The Supreme Court of Canada’s recent decision not to grant leave to appeal in the case of a woman left out of her father’s will for alleged racist reasons has resulted in a number of unanswered questions around the issue of how public policy and evidence affect testamentary dispositions, Toronto lawyer and arbitrator Earl Cherniak tells

In its 2015 ruling in Spence v. BMO Trust Company, the Ontario Superior Court set aside the will of Eric Spence, citing evidence that proved daughter Verolin’s assertions that she had been disinherited because she had a child with a white man, and the will should therefore be void for public policy reasons.

On appeal, however, the Ontario Court of Appeal focused on the principle of testamentary freedom, and concluded that the application judge "erred by embarking on a public policy-based review of the impugned terms of Eric’s Will and that she further erred by admitting the Extrinsic Evidence tendered in this case." Ontario's top court ultimately declined to uphold the earlier ruling to invalidate the will.

Although Spence sought to challenge the decision at the SCC, earlier this month, the court dismissed the application for leave in Verolin Spence, et al. v.

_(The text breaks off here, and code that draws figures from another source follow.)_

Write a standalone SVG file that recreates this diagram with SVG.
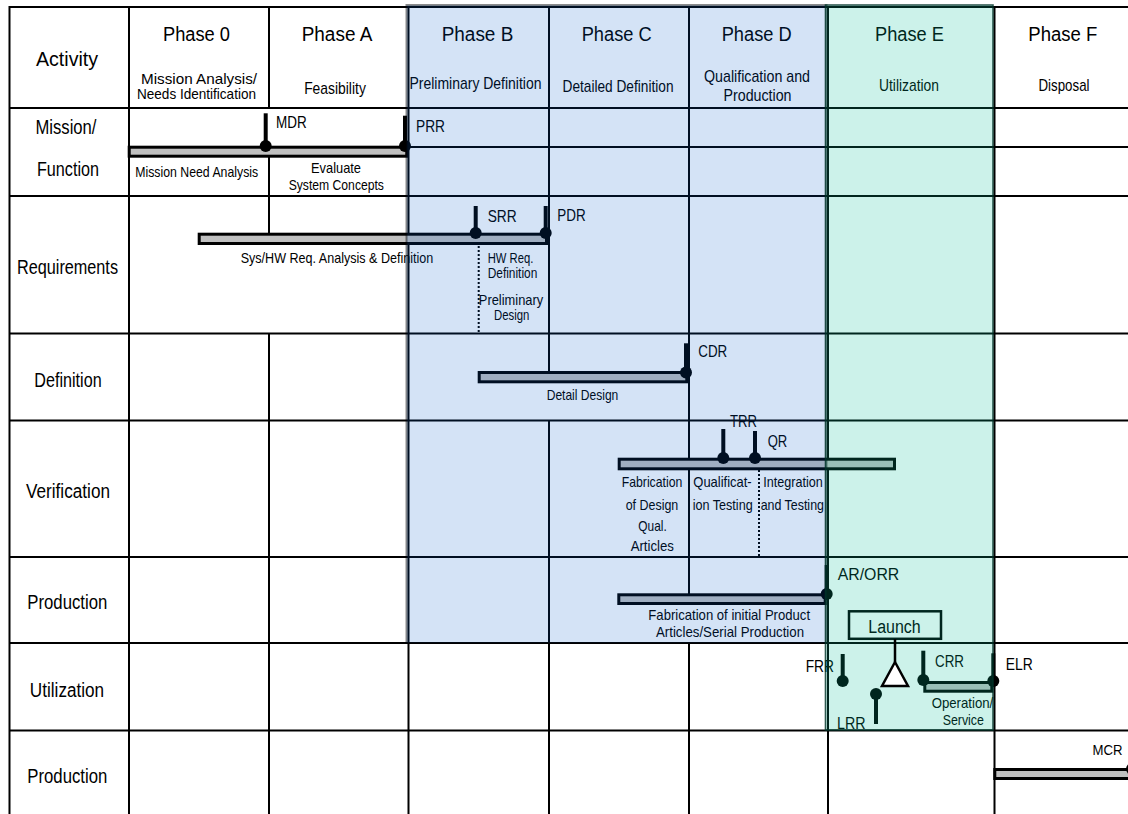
<svg xmlns="http://www.w3.org/2000/svg" width="1128" height="814" viewBox="0 0 1128 814">
  <style>
    text { font-family: "Liberation Sans", Arial, sans-serif; fill: #000; }
    .ph { font-size: 20px; text-anchor: middle; }
    .sub { font-size: 17px; text-anchor: middle; }
    .sub2 { font-size: 14.5px; text-anchor: middle; }
    .row { font-size: 20px; text-anchor: middle; }
    .sm { font-size: 15px; text-anchor: middle; }
    .ms { font-size: 17px; }
    .grid line { stroke: #000; stroke-width: 2; }
    .dotted { stroke: #000; stroke-width: 1.6; stroke-dasharray: 2 2; }
    .bar { fill: #c0c0c0; stroke: #000; stroke-width: 3; }
    .stem { stroke: #000; stroke-width: 4; }
    .dot { fill: #000; }
    .phaseB { fill: rgb(0,90,200); fill-opacity: 0.17; stroke: #000; stroke-opacity: 0.45; stroke-width: 2; }
    .phaseE { fill: rgb(0,190,150); fill-opacity: 0.2; stroke: #003328; stroke-opacity: 0.8; stroke-width: 1.6; }
  </style>

  <rect width="1128" height="814" fill="#fff"/>

  <!-- table grid -->
  <g id="grid" class="grid">
    <line x1="9" y1="7" x2="1128" y2="7"/>
    <line x1="9" y1="108" x2="1128" y2="108"/>
    <line x1="408" y1="147" x2="1128" y2="147"/>
    <line x1="9" y1="196" x2="1128" y2="196"/>
    <line x1="9" y1="333.5" x2="1128" y2="333.5"/>
    <line x1="9" y1="420.5" x2="1128" y2="420.5"/>
    <line x1="9" y1="557" x2="1128" y2="557"/>
    <line x1="9" y1="643" x2="1128" y2="643"/>
    <line x1="9" y1="730.5" x2="1128" y2="730.5"/>

    <line x1="9.5" y1="6" x2="9.5" y2="814"/>
    <line x1="129" y1="6" x2="129" y2="814"/>
    <line x1="269" y1="6" x2="269" y2="108"/>
    <line x1="269" y1="157" x2="269" y2="234"/>
    <line x1="269" y1="333" x2="269" y2="814"/>
    <line x1="408.5" y1="6" x2="408.5" y2="814"/>
    <line x1="549" y1="6" x2="549" y2="372"/>
    <line x1="549" y1="420" x2="549" y2="814"/>
    <line x1="689" y1="6" x2="689" y2="594"/>
    <line x1="689" y1="643" x2="689" y2="814"/>
    <line x1="828" y1="6" x2="828" y2="814"/>
    <line x1="994.5" y1="6" x2="994.5" y2="814"/>

    <line class="dotted" x1="478.7" y1="246" x2="478.7" y2="333"/>
    <line class="dotted" x1="759" y1="470" x2="759" y2="557"/>
  </g>

  <!-- column headings -->
  <g id="head-activity"><text class="ph" x="67" y="66" textLength="62" lengthAdjust="spacingAndGlyphs">Activity</text></g>
  <g id="head-phase0">
    <text class="ph" x="196.5" y="40.7" textLength="67" lengthAdjust="spacingAndGlyphs">Phase 0</text>
    <text class="sub2" x="199" y="84" textLength="116" lengthAdjust="spacingAndGlyphs">Mission Analysis/</text>
    <text class="sub2" x="196.5" y="99" textLength="119" lengthAdjust="spacingAndGlyphs">Needs Identification</text>
  </g>
  <g id="head-phaseA">
    <text class="ph" x="337" y="40.7" textLength="70.6" lengthAdjust="spacingAndGlyphs">Phase A</text>
    <text class="sub" x="335" y="94" textLength="61.7" lengthAdjust="spacingAndGlyphs">Feasibility</text>
  </g>
  <g id="head-phaseB">
    <text class="ph" x="477.5" y="40.7" textLength="71.6" lengthAdjust="spacingAndGlyphs">Phase B</text>
    <text class="sub" x="475.5" y="89" textLength="132" lengthAdjust="spacingAndGlyphs">Preliminary Definition</text>
  </g>
  <g id="head-phaseC">
    <text class="ph" x="616.7" y="40.7" textLength="70" lengthAdjust="spacingAndGlyphs">Phase C</text>
    <text class="sub" x="618" y="92" textLength="111" lengthAdjust="spacingAndGlyphs">Detailed Definition</text>
  </g>
  <g id="head-phaseD">
    <text class="ph" x="756.7" y="40.7" textLength="70" lengthAdjust="spacingAndGlyphs">Phase D</text>
    <text class="sub" x="757" y="81.7" textLength="106" lengthAdjust="spacingAndGlyphs">Qualification and</text>
    <text class="sub" x="757.5" y="100.7" textLength="68" lengthAdjust="spacingAndGlyphs">Production</text>
  </g>
  <g id="head-phaseE">
    <text class="ph" x="909.5" y="40.7" textLength="69" lengthAdjust="spacingAndGlyphs">Phase E</text>
    <text class="sub" x="909" y="91" textLength="60" lengthAdjust="spacingAndGlyphs">Utilization</text>
  </g>
  <g id="head-phaseF">
    <text class="ph" x="1062.8" y="40.7" textLength="69" lengthAdjust="spacingAndGlyphs">Phase F</text>
    <text class="sub" x="1064" y="91" textLength="51" lengthAdjust="spacingAndGlyphs">Disposal</text>
  </g>

  <!-- row headings -->
  <g id="row-mission">
    <text class="row" x="66" y="134" textLength="61" lengthAdjust="spacingAndGlyphs">Mission/</text>
    <text class="row" x="68" y="176" textLength="62" lengthAdjust="spacingAndGlyphs">Function</text>
  </g>
  <g id="row-requirements"><text class="row" x="67.5" y="274" textLength="101" lengthAdjust="spacingAndGlyphs">Requirements</text></g>
  <g id="row-definition"><text class="row" x="68" y="386.7" textLength="67.3" lengthAdjust="spacingAndGlyphs">Definition</text></g>
  <g id="row-verification"><text class="row" x="68" y="498" textLength="84" lengthAdjust="spacingAndGlyphs">Verification</text></g>
  <g id="row-production"><text class="row" x="67.3" y="609" textLength="80" lengthAdjust="spacingAndGlyphs">Production</text></g>
  <g id="row-utilization"><text class="row" x="67" y="696.7" textLength="74.3" lengthAdjust="spacingAndGlyphs">Utilization</text></g>
  <g id="row-disposal"><text class="row" x="67.3" y="783.3" textLength="80" lengthAdjust="spacingAndGlyphs">Production</text></g>

  <!-- activity bars -->
  <g id="bar-mission">
    <rect class="bar" x="129.2" y="147.2" width="277.6" height="9"/>
    <text class="sm" x="196.7" y="176.7" textLength="123" lengthAdjust="spacingAndGlyphs">Mission Need Analysis</text>
    <text class="sm" x="336" y="173.3" textLength="50" lengthAdjust="spacingAndGlyphs">Evaluate</text>
    <text class="sm" x="336.3" y="190" textLength="95.3" lengthAdjust="spacingAndGlyphs">System Concepts</text>
  </g>
  <g id="bar-requirements">
    <rect class="bar" x="199.2" y="234.2" width="347.3" height="9.3"/>
    <text class="sm" x="337" y="262.7" textLength="192.6" lengthAdjust="spacingAndGlyphs">Sys/HW Req. Analysis &amp; Definition</text>
    <text class="sm" x="510.5" y="262.7" textLength="45.6" lengthAdjust="spacingAndGlyphs">HW Req.</text>
    <text class="sm" x="512.5" y="278.3" textLength="49.6" lengthAdjust="spacingAndGlyphs">Definition</text>
    <text class="sm" x="511" y="305" textLength="64.3" lengthAdjust="spacingAndGlyphs">Preliminary</text>
    <text class="sm" x="511.7" y="320" textLength="35.3" lengthAdjust="spacingAndGlyphs">Design</text>
  </g>
  <g id="bar-definition">
    <rect class="bar" x="479.2" y="372.5" width="207.6" height="9.3"/>
    <text class="sm" x="582.5" y="400" textLength="71.6" lengthAdjust="spacingAndGlyphs">Detail Design</text>
  </g>
  <g id="bar-verification">
    <rect class="bar" x="619.2" y="459.2" width="275.3" height="9.6"/>
    <text class="sm" x="652" y="487.3" textLength="60.6" lengthAdjust="spacingAndGlyphs">Fabrication</text>
    <text class="sm" x="652" y="510" textLength="52.6" lengthAdjust="spacingAndGlyphs">of Design</text>
    <text class="sm" x="652.5" y="531" textLength="28.4" lengthAdjust="spacingAndGlyphs">Qual.</text>
    <text class="sm" x="652.3" y="551" textLength="43.3" lengthAdjust="spacingAndGlyphs">Articles</text>
    <text class="sm" x="722.5" y="487.3" textLength="58.4" lengthAdjust="spacingAndGlyphs">Qualificat-</text>
    <text class="sm" x="722.7" y="510" textLength="60" lengthAdjust="spacingAndGlyphs">ion Testing</text>
    <text class="sm" x="793" y="487.3" textLength="59.4" lengthAdjust="spacingAndGlyphs">Integration</text>
    <text class="sm" x="792.3" y="510" textLength="63.3" lengthAdjust="spacingAndGlyphs">and Testing</text>
  </g>
  <g id="bar-production">
    <rect class="bar" x="618.8" y="594.8" width="206.4" height="8.7"/>
    <text class="sm" x="729.2" y="620" textLength="161.7" lengthAdjust="spacingAndGlyphs">Fabrication of initial Product</text>
    <text class="sm" x="730" y="636.7" textLength="148" lengthAdjust="spacingAndGlyphs">Articles/Serial Production</text>
  </g>
  <g id="bar-operation">
    <rect class="bar" x="924.8" y="682.5" width="67" height="8.7"/>
    <text class="sm" x="962.5" y="708.3" textLength="61.6" lengthAdjust="spacingAndGlyphs">Operation/</text>
    <text class="sm" x="963.3" y="725" textLength="41.3" lengthAdjust="spacingAndGlyphs">Service</text>
  </g>
  <g id="bar-disposal">
    <rect class="bar" x="994.8" y="769.5" width="140" height="9"/>
  </g>

  <!-- review milestones -->
  <g id="ms-mdr">
    <line class="stem" x1="265.7" y1="113.3" x2="265.7" y2="146"/>
    <circle class="dot" cx="265.7" cy="146" r="6"/>
    <text class="ms" x="276" y="128.3" textLength="30.7" lengthAdjust="spacingAndGlyphs">MDR</text>
  </g>
  <g id="ms-prr">
    <line class="stem" x1="405" y1="115.7" x2="405" y2="146"/>
    <circle class="dot" cx="405" cy="146" r="6"/>
    <text class="ms" x="416" y="131.7" textLength="29" lengthAdjust="spacingAndGlyphs">PRR</text>
  </g>
  <g id="ms-srr">
    <line class="stem" x1="475.7" y1="206" x2="475.7" y2="233"/>
    <circle class="dot" cx="475.7" cy="233" r="6"/>
    <text class="ms" x="487.7" y="222" textLength="29" lengthAdjust="spacingAndGlyphs">SRR</text>
  </g>
  <g id="ms-pdr">
    <line class="stem" x1="545.7" y1="206" x2="545.7" y2="233"/>
    <circle class="dot" cx="545.7" cy="233" r="6"/>
    <text class="ms" x="557.3" y="221" textLength="28.4" lengthAdjust="spacingAndGlyphs">PDR</text>
  </g>
  <g id="ms-cdr">
    <line class="stem" x1="686" y1="343.3" x2="686" y2="372"/>
    <circle class="dot" cx="686" cy="372.5" r="6"/>
    <text class="ms" x="698.3" y="356.7" textLength="29" lengthAdjust="spacingAndGlyphs">CDR</text>
  </g>
  <g id="ms-trr">
    <line class="stem" x1="723.3" y1="429" x2="723.3" y2="458"/>
    <circle class="dot" cx="723.3" cy="458" r="6"/>
    <text class="ms" x="730" y="426.7" textLength="27" lengthAdjust="spacingAndGlyphs">TRR</text>
  </g>
  <g id="ms-qr">
    <line class="stem" x1="755" y1="431" x2="755" y2="458"/>
    <circle class="dot" cx="755" cy="458" r="6"/>
    <text class="ms" x="767.7" y="446.7" textLength="19.6" lengthAdjust="spacingAndGlyphs">QR</text>
  </g>
  <g id="ms-ar-orr">
    <line class="stem" x1="826.7" y1="565" x2="826.7" y2="594"/>
    <circle class="dot" cx="826.7" cy="594" r="6"/>
    <text class="ms" x="837.7" y="580" textLength="61.6" lengthAdjust="spacingAndGlyphs">AR/ORR</text>
  </g>
  <g id="ms-frr">
    <line class="stem" x1="842.7" y1="654" x2="842.7" y2="681"/>
    <circle class="dot" cx="842.7" cy="681" r="6"/>
    <text class="ms" x="805.7" y="672.3" textLength="28.3" lengthAdjust="spacingAndGlyphs">FRR</text>
  </g>
  <g id="ms-lrr">
    <line class="stem" x1="876" y1="694" x2="876" y2="724"/>
    <circle class="dot" cx="876" cy="694" r="6"/>
    <text class="ms" x="837" y="729" textLength="28.5" lengthAdjust="spacingAndGlyphs">LRR</text>
  </g>
  <g id="ms-crr">
    <line class="stem" x1="923.3" y1="650.7" x2="923.3" y2="680"/>
    <circle class="dot" cx="923.3" cy="680" r="6"/>
    <text class="ms" x="935" y="666.7" textLength="29" lengthAdjust="spacingAndGlyphs">CRR</text>
  </g>
  <g id="ms-elr">
    <line class="stem" x1="993.3" y1="653.3" x2="993.3" y2="681"/>
    <circle class="dot" cx="993.3" cy="681" r="6"/>
    <text class="ms" x="1005.7" y="670" textLength="27" lengthAdjust="spacingAndGlyphs">ELR</text>
  </g>
  <g id="ms-mcr">
    <line class="stem" x1="1132" y1="740" x2="1132" y2="769"/>
    <circle class="dot" cx="1132" cy="769" r="6"/>
    <text x="1092.5" y="755" font-size="15" textLength="30" lengthAdjust="spacingAndGlyphs">MCR</text>
  </g>

  <g id="launch">
    <rect x="849" y="611.3" width="92" height="27.5" fill="#fff" stroke="#000" stroke-width="2.5"/>
    <text x="894.5" y="632.7" font-size="18" text-anchor="middle" textLength="52.4" lengthAdjust="spacingAndGlyphs">Launch</text>
  </g>

  <!-- phase shading -->
  <g id="phase-shading">
    <rect class="phaseB" x="406.5" y="5" width="420" height="638"/>
    <rect class="phaseE" x="825.5" y="5" width="167.5" height="725"/>
  </g>

  <!-- launch event connector and symbol -->
  <g id="connectors">
    <line x1="895" y1="639" x2="895" y2="662" stroke="#000" stroke-width="2.5"/>
    <polygon points="895,662 882,686 908,686" fill="#fff" stroke="#000" stroke-width="2.5" stroke-linejoin="miter"/>
  </g>
</svg>
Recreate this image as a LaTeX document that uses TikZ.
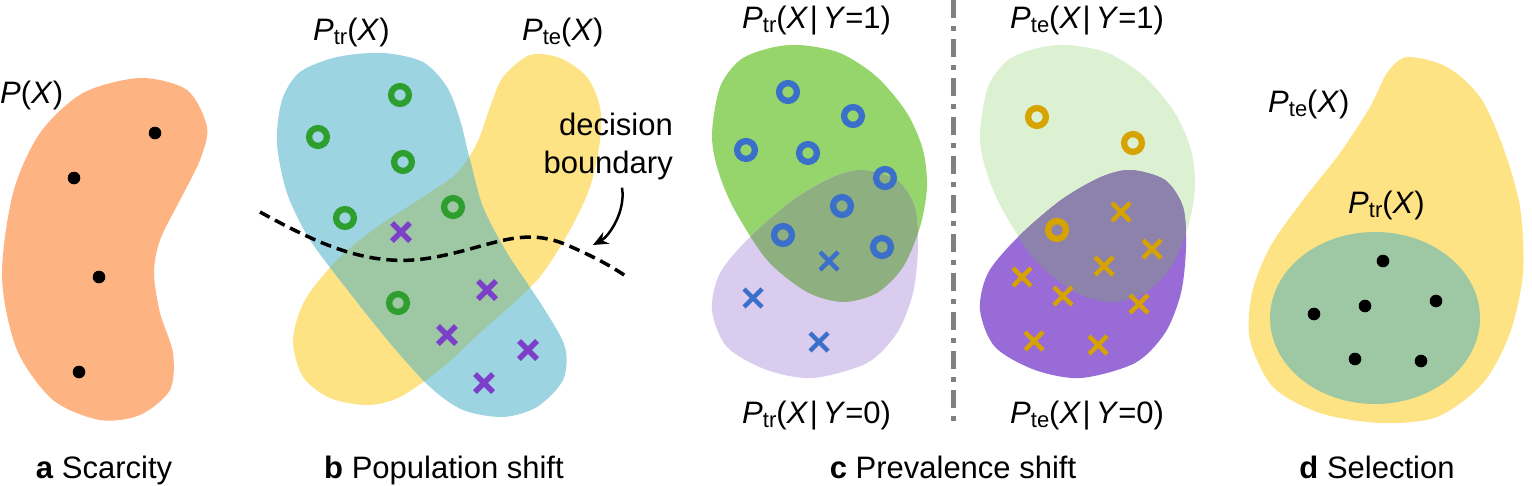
\documentclass[tikz,border=0pt]{standalone}
\usepackage{fontspec}
\setmainfont{Liberation Sans}
\usetikzlibrary{arrows.meta}
\definecolor{corange}{HTML}{FDB382}
\definecolor{cblue}{HTML}{9DD4E2}
\definecolor{cyellow}{HTML}{FEE385}
\definecolor{covb}{HTML}{9EC7A4}
\definecolor{cgreenmk}{HTML}{2E9F2E}
\definecolor{cpurmk}{HTML}{7B3FC9}
\definecolor{cgreen}{HTML}{95D56B}
\definecolor{clav}{HTML}{DACCEF}
\definecolor{covl}{HTML}{8EAF80}
\definecolor{cbluemk}{HTML}{3A70C9}
\definecolor{cltgreen}{HTML}{DCF1D2}
\definecolor{cpurple}{HTML}{996BD6}
\definecolor{covr}{HTML}{8D82AB}
\definecolor{cgold}{HTML}{D6A300}
\definecolor{cgray}{HTML}{808080}
\newcommand\PX[1]{\textit{P}\raisebox{-4pt}{\fontsize{22}{22}\selectfont #1}}
\newcommand\xm[3]{\draw[#1] (#2-9,#3-9) -- (#2+9,#3+9) (#2-9,#3+9) -- (#2+9,#3-9);}
\newcommand\om[3]{\draw[#1] (#2,#3) circle[radius=8.9];}
\newcommand\dt[2]{\fill (#1,#2) circle[radius=6.3];}
\newcommand\cnd[1]{(\textit{X}\kern1.5pt|\kern5pt\textit{Y}=#1)}
% blob paths
\def\blobA{plot[smooth cycle] coordinates {(140,78) (187,90) (207,127) (200,160) (180,200) (160,240) (154,273) (160,313) (173,353) (170,390) (140,415) (100,420) (53,400) (17,350) (2,277) (13,193) (40,133) (83,93)}}
\def\blobBlue{plot[smooth cycle] coordinates {(277,143) (282,100) (300,72) (337,57) (383,53) (423,62) (447,87) (460,120) (470,160) (483,207) (507,253) (543,307) (565,347) (563,380) (537,407) (503,417) (463,410) (430,387) (390,343) (350,293) (310,240) (287,193)}}
\def\blobYel{plot[smooth cycle] coordinates {(530,55) (560,58) (587,77) (600,107) (600,140) (590,187) (570,230) (543,273) (517,300) (483,330) (443,367) (400,397) (367,405) (330,398) (303,377) (293,340) (305,300) (337,260) (377,227) (423,197) (457,173) (477,143) (490,107) (503,77)}}
\def\blobG#1{plot[smooth cycle] coordinates {(712+#1,133) (720+#1,87) (740+#1,60) (770+#1,48) (800+#1,45) (840+#1,53) (877+#1,77) (907+#1,113) (923+#1,150) (927+#1,187) (920+#1,227) (903+#1,267) (877+#1,293) (843+#1,302) (807+#1,292) (767+#1,260) (733+#1,207) (717+#1,167)}}
\def\blobL#1{plot[smooth cycle] coordinates {(863+#1,170) (897+#1,180) (915+#1,207) (918+#1,247) (913+#1,293) (897+#1,333) (867+#1,363) (813+#1,378) (767+#1,370) (727+#1,347) (712+#1,310) (720+#1,273) (750+#1,237) (793+#1,200) (833+#1,177)}}
\def\blobD{plot[smooth cycle] coordinates {(1407,57) (1447,67) (1480,97) (1503,147) (1520,207) (1523,273) (1510,333) (1483,383) (1437,417) (1380,423) (1320,413) (1273,387) (1250,340) (1252,293) (1270,247) (1303,200) (1340,153) (1370,107) (1387,73)}}
\begin{document}
\begin{tikzpicture}[x=1pt,y=-1pt,
  lbl/.style={inner sep=0pt,font=\fontsize{31}{31}\selectfont},
  ringb/.style={cgreenmk,line width=6.3pt},
  crossb/.style={cpurmk,line width=5.5pt},
  ringc/.style={line width=6.3pt},
  crossc/.style={line width=4.5pt}]
\useasboundingbox (0,0) rectangle (1532,485);
% ---------- panel a
\fill[corange] \blobA;
\dt{155}{133}\dt{74}{178}\dt{99}{277}\dt{79}{372}
\node[lbl,anchor=base west] (pa) at (0,103) {\textit{P}(\textit{X})};
% ---------- panel b
\fill[cyellow] \blobYel;
\fill[cblue] \blobBlue;
\begin{scope}
\clip \blobYel;
\fill[covb] \blobBlue;
\end{scope}
\om{ringb}{400}{95}\om{ringb}{318}{137}\om{ringb}{403}{162}
\om{ringb}{453}{207}\om{ringb}{345}{218}\om{ringb}{398}{303}
\xm{crossb}{401}{232}\xm{crossb}{487}{290}\xm{crossb}{447}{335}
\xm{crossb}{528}{350}\xm{crossb}{484}{383}
\draw[line width=3.5pt,dash pattern=on 11pt off 6pt] (260,212) .. controls (320,245) and (370,268) .. (430,258) .. controls (490,248) and (520,225) .. (567,245) .. controls (590,255) and (610,265) .. (627,277);
\node[lbl,anchor=base west] (pbtr) at (313,40) {\PX{tr}(\textit{X})};
\node[lbl,anchor=base west] (pbte) at (522,40) {\PX{te}(\textit{X})};
\node[lbl,anchor=base east] (dec1) at (673,135) {decision};
\node[lbl,anchor=base east] (dec2) at (673,173) {boundary};
\coordinate (arrtip) at (593,245);
\draw[line width=2.5pt,-{Stealth[length=15pt,width=13pt]}] (dec2.south east) ++(-51,8) .. controls +(4,25) and +(15,-8) .. (arrtip);
% ---------- panel c
\fill[cgreen] \blobG{0};
\fill[clav] \blobL{0};
\begin{scope}
\clip \blobG{0};
\fill[covl] \blobL{0};
\end{scope}
\fill[cltgreen] \blobG{268};
\fill[cpurple] \blobL{268};
\begin{scope}
\clip \blobG{268};
\fill[covr] \blobL{268};
\end{scope}
\om{ringc,cbluemk}{788}{92}\om{ringc,cbluemk}{853}{116}\om{ringc,cbluemk}{746}{150}
\om{ringc,cbluemk}{808}{153}\om{ringc,cbluemk}{885}{178}\om{ringc,cbluemk}{842}{206}
\om{ringc,cbluemk}{783}{235}\om{ringc,cbluemk}{882}{247}
\xm{crossc,cbluemk}{829}{261}\xm{crossc,cbluemk}{753}{298}\xm{crossc,cbluemk}{819}{342}
\om{ringc,cgold}{1037}{117}\om{ringc,cgold}{1133}{143}\om{ringc,cgold}{1057}{230}
\xm{crossc,cgold}{1121}{212}\xm{crossc,cgold}{1152}{249}\xm{crossc,cgold}{1104}{266}
\xm{crossc,cgold}{1022}{277}\xm{crossc,cgold}{1063}{296}\xm{crossc,cgold}{1139}{304}
\xm{crossc,cgold}{1034}{341}\xm{crossc,cgold}{1098}{345}
\coordinate (septop) at (953,0);
\coordinate (sepbot) at (953,423);
\draw[cgray,line width=5pt,dash pattern=on 18pt off 8pt on 5pt off 8pt] (septop) -- (sepbot);
\node[lbl,anchor=base west] (pc1) at (742,28) {\PX{tr}\cnd{1}};
\node[lbl,anchor=base west] (pc2) at (1010,28) {\PX{te}\cnd{1}};
\node[lbl,anchor=base west] (pc3) at (742,423) {\PX{tr}\cnd{0}};
\node[lbl,anchor=base west] (pc4) at (1010,423) {\PX{te}\cnd{0}};
% ---------- panel d
\fill[cyellow] \blobD;
\fill[covb] (1375,318) ellipse[x radius=105,y radius=86];
\dt{1383}{261}\dt{1365}{306}\dt{1436}{301}\dt{1314}{314}\dt{1355}{359}\dt{1421}{361}
\node[lbl,anchor=base west] (pdte) at (1268,112) {\PX{te}(\textit{X})};
\node[lbl,anchor=base west] (pdtr) at (1348,213) {\PX{tr}(\textit{X})};
% ---------- captions
\node[lbl,anchor=base] (ca) at (104,478) {\textbf{a} Scarcity};
\node[lbl,anchor=base] (cb) at (444,478) {\textbf{b} Population shift};
\node[lbl,anchor=base] (cc) at (953,478) {\textbf{c} Prevalence shift};
\node[lbl,anchor=base] (cd) at (1377,478) {\textbf{d} Selection};
\end{tikzpicture}
\end{document}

BMO Trust Company.

As Cherniak, partner with Lerners LLP and counsel for Verolin Spence along with colleagues Jasmine Akbarali and Michael Deverett, says, “I am surprised and disappointed that the court did not take the opportunity to clarify the important public policy and evidentiary issues raised in both the Spence estate and the New Brunswick McCorkill estate decision," which declared void, as illegal and contrary to public policy, a bequest to an American neo-Nazi organization.

“We are now left with decisions on these issues in two Canadian appellate courts that in my view are irreconcilable,” he adds.